Por Reinaldo Glioche
Um dos grandes e inesperados sucessos do cinema em 2022, “Sorria” custou pouco mais de US$ 17 milhões e arrecadou US$ 217 milhões, além da boa aceitação crítica. A sequência era inevitável, mas Parker Finn, autor do curta que deu origem ao primeiro filme (que foi seu primeiro longa), reitera a percepção de que é um cineasta inteirado dos códigos do cinema de gênero, com uma continuação nitidamente mais ambiciosa, mas também desenvolvida com mais sofisticação narrativa.
A fusão de gore com crescentes sensações de incômodo e angústia – um dos grandes expedientes do original – seguem na ordem do dia, mas Finn brinca ainda mais com a ideia de possessão demoníaca e flagelo da saúde mental. Para isso, sai de cena a médica psiquiatra do primeiro longa, que ainda dispunha de alguma ferramenta para lidar com o desatino em que se encontrou, e entra em cena a cantora popstar Skye Riley, vivida com esmero e alta voltagem dramática por Naomi Scott.
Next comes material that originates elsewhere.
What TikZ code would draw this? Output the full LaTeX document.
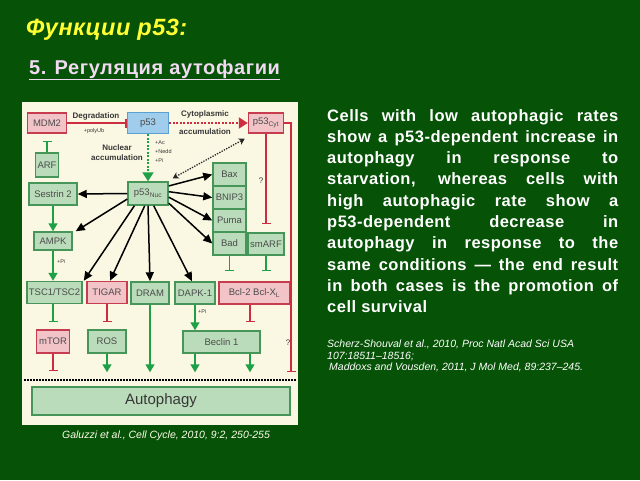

Riley está tentando repavimentar sua carreira após envolver-se em um acidente que foi fatal para o seu namorado (um pequeno, mas marcante papel de Ray Nicholson) e recuperar-se da dependência de drogas. Acontece que ela passa a ser o hospedeiro dessa entidade demoníaca – que um personagem em dado momento classifica acertadamente como parasitária – e a sua instabilidade mental é pulverizada.
A exemplo do original, “Sorria 2” é um deslumbre técnico. Do arrojado design de som à fotografia sempre penetrante, o longa investe nos jump scares sem fiar-se exclusivamente neles para fisgar a audiência. É um filme de terror que sabe se valer dos recursos e clichês do gênero e não se justificar neles. Trata-se de uma estruturação narrativa, embora intuitiva, relegada a obras sem grande visibilidade comercial. Nesse contexto, é um alento que uma sequência que pelos padrões de Hollywood não necessariamente precisaria ser tão refinada conceitualmente assuma o compromisso de sê-lo.
Uma nova franquia
Parker Finn está bem consciente do que pode alcançar com sua história e o potencial de ser uma espécie de “Premonição” (franquia de terror que durou cinco filmes na primeira década do século) mais gore. A maneira como aborda e discute a saúde mental, entretanto, reitera que a já estabelecida franquia é mais sofisticada do que a referência citada.
O desfecho do longa estabelece as bases para o terceiro e demonstra, mais uma vez, a ambição do cineasta – aqui evidenciada por uma cena megalomaníaca que dialoga com o body horror de uma maneira até então inédita na mitologia criada.
A maneira como Finn relaciona realidade e alucinações, na espiral vertiginosa de desgraça de Riley, é engenhosa e mantém a audiência duvidando de si – e do que vê – a todo tempo. A maneira como ele introjeta pistas para o público de que aquilo em cena talvez não seja real desponta como um dos grandes atrativos de um filme que, a despeito de escorregar na megalomania no ato final, é muito melhor do que se poderia imaginar.